What makes these essays distinct—indeed, timely and necessary—is their deep embeddedness in the authors’ local environments. Prior to writing, the contributors were asked to address how the landscapes where they live, study, and teach influence their approaches to premodern literature. Home is the starting point for historical eco-cosmopolitanism. Take, for example, Patricia Badir's beautifully photographed chapter on British Columbia's Kettle Valley Railway, a defunct and dilapidated system of train stations named for Shakespeare's best-known characters. Her own backyard magnifies the immediate and proximal stakes of an ecosystem trending toward ruin, one that seems to allegorically follow in the ruinous footsteps of Shakespeare's fallen: Othello, Juliet, Lear. Similarly, J. Allan Mitchell spotlights a local artifact of environmental significance in Ontario's Museum of History: an astrolabe of uncertain provenance that materializes temporal and spatial dislocation. The object, he argues, is “an ecological interface among times, places, polities” and, as such, unsettles colonial narratives of national belonging (278). Both essays make connections among “the local, the global, and what lies in between” by attending to what Heise identifies as “different scales, power structures, and cultural boundaries . . . that inflect place and planet-consciousness today” (287).

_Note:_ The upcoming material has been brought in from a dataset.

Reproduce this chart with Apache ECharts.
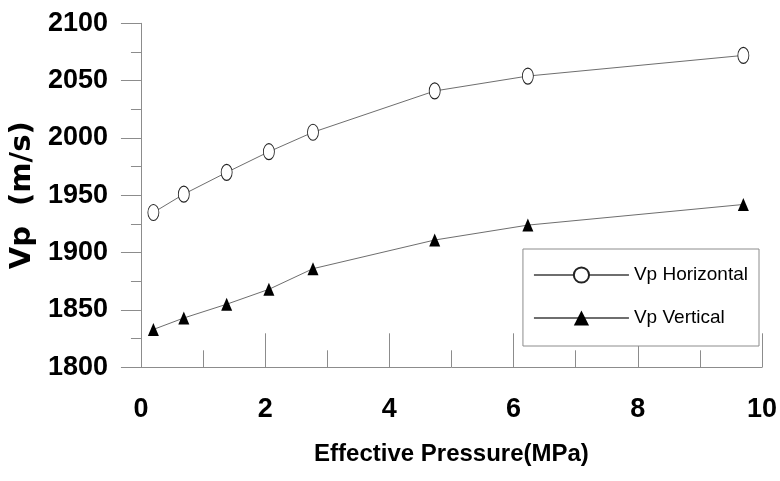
<!DOCTYPE html>
<html>
<head>
<meta charset="utf-8">
<script src="https://cdn.jsdelivr.net/npm/echarts@6/dist/echarts.min.js"></script>
<style>html,body{margin:0;padding:0;background:#fff}#c{width:780px;height:481px}</style>
</head>
<body>
<div id="c"></div>
<script>
const pressure = [0.2, 0.69, 1.38, 2.06, 2.77, 4.73, 6.23, 9.7];
const vpHorizontal = [1935, 1951, 1970, 1988, 2005, 2041, 2054, 2072];
const vpVertical = [1833, 1843, 1855, 1868, 1886, 1911, 1924, 1942];
const seriesNames = ['Vp Horizontal', 'Vp Vertical'];
const xTitle = 'Effective Pressure(MPa)';
const yTitle = 'Vp  (m/s)';

const chart = echarts.init(document.getElementById('c'));
const axisGray = '#8c8c8c';
const labelFont = {fontFamily: 'Liberation Sans', fontWeight: 'bold', fontSize: 27, color: '#000'};
chart.setOption({
  animation: false,
  backgroundColor: '#fff',
  grid: {left: 137.5, right: 17.5, top: 23.3, bottom: 113.7, containLabel: false},
  xAxis: {
    type: 'value', min: 0, max: 10, interval: 2,
    name: xTitle, nameLocation: 'middle', nameGap: 75,
    nameTextStyle: {fontFamily: 'Liberation Sans', fontWeight: 'bold', fontSize: 24, color: '#000'},
    axisLine: {show: true, onZero: false, lineStyle: {color: axisGray, width: 1}},
    axisTick: {show: true, inside: true, length: 34, lineStyle: {color: axisGray}},
    minorTick: {show: true, splitNumber: 2, length: 17, lineStyle: {color: axisGray}},
    splitLine: {show: false},
    axisLabel: Object.assign({margin: 29, formatter: v => String(v)}, labelFont)
  },
  yAxis: {
    type: 'value', min: 1800, max: 2100, interval: 50,
    name: yTitle, nameLocation: 'middle', nameGap: 94, nameRotate: 90,
    nameTextStyle: {fontFamily: 'DejaVu Sans', fontWeight: 'bold', fontSize: 29, color: '#000'},
    axisLine: {show: true, lineStyle: {color: axisGray, width: 1}},
    axisTick: {show: true, inside: false, length: 20, lineStyle: {color: axisGray}},
    minorTick: {show: true, splitNumber: 2, length: 10, lineStyle: {color: axisGray}},
    splitLine: {show: false},
    axisLabel: Object.assign({margin: 33, formatter: v => String(v)}, labelFont)
  },
  legend: {
    orient: 'vertical', right: 21, top: 249,
    backgroundColor: '#fff', borderColor: axisGray, borderWidth: 1,
    padding: [16.5, 11, 18.5, 10], itemGap: 24, itemWidth: 95, itemHeight: 19,
    textStyle: {fontFamily: 'Liberation Sans', fontSize: 19, color: '#000'},
    data: seriesNames
  },
  series: [
    {
      name: seriesNames[0], type: 'line',
      data: pressure.map((x, i) => [x, vpHorizontal[i]]),
      symbol: 'circle', symbolSize: [11, 16], showAllSymbol: true,
      lineStyle: {color: '#6e6e6e', width: 1},
      itemStyle: {color: '#fff', borderColor: '#222', borderWidth: 1}
    },
    {
      name: seriesNames[1], type: 'line',
      data: pressure.map((x, i) => [x, vpVertical[i]]),
      symbol: 'triangle', symbolSize: [11, 13], showAllSymbol: true,
      lineStyle: {color: '#6e6e6e', width: 1},
      itemStyle: {color: '#000', borderColor: '#000', borderWidth: 0}
    }
  ]
});
</script>
</body>
</html>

The book contains two types of essays. The first are longer meditations on “the environmental conditions and histories” of home and their impacts on premodern research and pedagogy (11). The second are shorter companion essays that respond to the central questions of the former. One of the most electric pairings is that of Sharon O'Dair and David K. Coley. O'Dair takes a hard look at the profession and reveals how the economic model of the neoliberal university is unsustainable, both professionally and environmentally. To redress our carbon debt, she urges scholars to return to a slower pace, “to a life based in sundry crafts, or methods, and the study of them, a life of a certain asceticism” (171). Coley follows O'Dair with a harrowing vision of environmental failure: what happens when connectedness and cosmopolitanism lead to epidemiological emergency, as was historically the case with medieval plague. His essay ends with an admission of a professional sort of environmental failure: “a failure of my own will to untie my research from the comfortable moorings of history and bring it to bear on the crises of the present” (191).

Although Nardizzi and Werth coordinate the collection around couplings, the result is far less tidy. Much crosstalk occurs among the authors as the essays touch and then depart from one another, often careening in disparate yet equally fascinating directions. The editors see the book as a transit map, “a conversation from different hubs,” and an exercise in translation across geotemporal locales (10). Premodern Ecologies is a significant contribution to medieval and Renaissance ecocriticism but is, above all, a much-needed provocation to reimagining the ways we teach, conduct research, and inhabit our “multiculture and multispecies communities” as planetary citizens (287).